A polished portfolio is a start, but it should not be the only factor. Agents and brokers should look at whether the work feels consistent across property types, not just exceptional on one or two standout homes. A service provider should be able to handle occupied homes, vacant properties, compact floor plans, luxury residences, and spaces with challenging light.

It is also worth paying attention to how the photography supports marketing goals. Are the images composed for MLS browsing, social crops, and premium digital presentation, or do they feel purely artistic? Real estate photography has commercial requirements. It must help buyers understand the property quickly while still presenting it attractively.

Communication matters more than many teams expect. Clear prep guidance, scheduling reliability, shoot efficiency, and organized delivery all affect the listing workflow. A provider may produce strong images, but if coordination is inconsistent, it creates friction for agents, sellers, and marketing staff.

If you are comparing vendors, ask practical questions. How are images edited? What is the expected turnaround? Can the team handle video, drone, floor plans, and virtual staging if the listing needs a broader package? A centralized production partner often saves time and keeps the final presentation more consistent.

Common mistakes agents make with listing photography services

One of the most common mistakes is booking based on price alone. Cost always matters, but the cheapest option can become expensive if weak visuals reduce engagement or force a reshoot. The same goes for treating every property the same. A starter condo, a coastal luxury listing, and a mixed-use asset should not all receive identical coverage.

Another issue is waiting too long to plan the shoot. Photography works best when staging, cleaning, landscaping, and timing are coordinated in advance. Last-minute sessions often lead to avoidable compromises – cars in the driveway, unmade beds, harsh midday light, or incomplete seller prep.

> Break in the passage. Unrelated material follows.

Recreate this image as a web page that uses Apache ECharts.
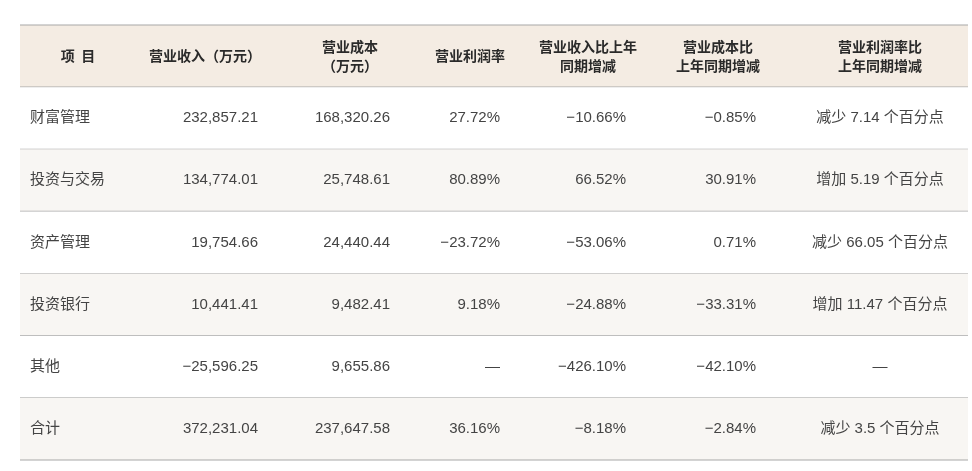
<!DOCTYPE html>
<html><head><meta charset="utf-8">
<script src="https://cdn.jsdelivr.net/npm/echarts@6/dist/echarts.min.js"></script>
<style>html,body{margin:0;padding:0;background:#fff}#c{width:972px;height:471px}</style>
</head><body><div id="c"></div>
<script>
const headers = ['项  目','营业收入（万元）','营业成本\n（万元）','营业利润率','营业收入比上年\n同期增减','营业成本比\n上年同期增减','营业利润率比\n上年同期增减'];
const items = ['财富管理','投资与交易','资产管理','投资银行','其他','合计'];
const revenue = ['232,857.21','134,774.01','19,754.66','10,441.41','−25,596.25','372,231.04'];
const cost = ['168,320.26','25,748.61','24,440.44','9,482.41','9,655.86','237,647.58'];
const margin = ['27.72%','80.89%','−23.72%','9.18%','—','36.16%'];
const revChg = ['−10.66%','66.52%','−53.06%','−24.88%','−426.10%','−8.18%'];
const costChg = ['−0.85%','30.91%','0.71%','−33.31%','−42.10%','−2.84%'];
const marginChg = ['减少 7.14 个百分点','增加 5.19 个百分点','减少 66.05 个百分点','增加 11.47 个百分点','—','减少 3.5 个百分点'];

const rows = [headers].concat(items.map((n,i)=>[n,revenue[i],cost[i],margin[i],revChg[i],costChg[i],marginChg[i]]));
const rowNames = rows.map((r,i)=>'r'+i);
const bodyAnchor = [[10,'left'],[238,'right'],[370,'right'],[480,'right'],[606,'right'],[736,'right'],[860,'center']];
const headAnchor = [58,185,330,450,568,698,860];
const HEADFONT = '"Noto Sans CJK SC", "Noto Sans", sans-serif';
const BODYFONT = '"Liberation Sans", "Noto Sans CJK SC", sans-serif';

const chart = echarts.init(document.getElementById('c'));
chart.setOption({
  animation:false,
  grid:{left:20,right:4,top:25,bottom:11},
  xAxis:{type:'value',min:0,max:948,show:false},
  yAxis:{type:'category',data:rowNames,inverse:true,show:false},
  series:[{
    type:'custom',
    data:rows.map((r,i)=>[0,i]),
    renderItem:function(params,api){
      const i = api.value(1);
      const p0 = api.coord([0,i]);
      const p1 = api.coord([948,i]);
      const h = api.size([0,1])[1];
      const top = p0[1]-h/2, cy = p0[1];
      const isHead = i===0;
      const bg = isHead ? '#f4ece3' : (i%2===0 ? '#f8f6f3' : '#ffffff');
      const children = [
        {type:'rect',shape:{x:p0[0],y:top,width:p1[0]-p0[0],height:h},style:{fill:bg}},
        {type:'line',shape:{x1:p0[0],y1:top+h,x2:p1[0],y2:top+h},style:{stroke:'#a8a8a8',lineWidth:1.2}}
      ];
      if(isHead) children.push({type:'line',shape:{x1:p0[0],y1:top,x2:p1[0],y2:top},style:{stroke:'#a8a8a8',lineWidth:1.2}});
      rows[i].forEach((t,j)=>{
        const x = isHead ? api.coord([headAnchor[j],i])[0] : api.coord([bodyAnchor[j][0],i])[0];
        children.push({type:'text',style:{
          text:t,x:x,y:cy,
          align:isHead?'center':bodyAnchor[j][1],verticalAlign:'middle',
          fontFamily:isHead?HEADFONT:BODYFONT,fontSize:isHead?14:15,lineHeight:19,
          fontWeight:isHead?'bold':'normal',
          fill:isHead?'#2a2a2a':'#444444'
        }});
      });
      return {type:'group',children:children};
    }
  }]
});
</script></body></html>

There is also a tendency to think the camera will fix everything. It will not. Professional photography improves presentation, but it cannot fully overcome clutter, poor furniture placement, deferred maintenance, or a property that has not been prepared for market. The strongest results come from aligning prep, capture, and post-production.

What good listing photography services do for buyer response

When photography is handled well, buyers move through the listing with less resistance. They understand the home faster. They can see the quality of finishes, the logic of the layout, and the lifestyle value of outdoor areas, amenities, or views. That clarity makes the listing easier to remember and easier to share.

For agents, the payoff is not only aesthetic. Strong media supports stronger launch positioning. It helps justify pricing, improves presentation in listing alerts, and gives the marketing campaign better assets from day one. More importantly, it can help attract inquiries from buyers who are better aligned with the property.

That does not mean photography alone sells a listing. Price, condition, location, and strategy still matter. But media quality influences how seriously the market takes the property from the start. In crowded inventory environments, that first impression can shape the entire trajectory of the campaign.

Choosing listing photography services with a business mindset

The best real estate teams do not view photography as a commodity. They treat it as part of listing strategy. That means choosing a provider who understands how to capture, edit, and package visual assets for actual market performance, not just visual appeal.

A well-run media process should reduce effort on the agent side, support brand standards, and deliver assets that are ready to publish across channels. That is especially valuable for teams handling multiple listings or serving clients with high presentation expectations. Companies like Klikarts stand out when they combine photography with post-production and adjacent services in one coordinated workflow, because consistency matters just as much as quality.

If a listing deserves a serious launch, its visuals should do more than show rooms. They should help buyers see value before they ever step inside.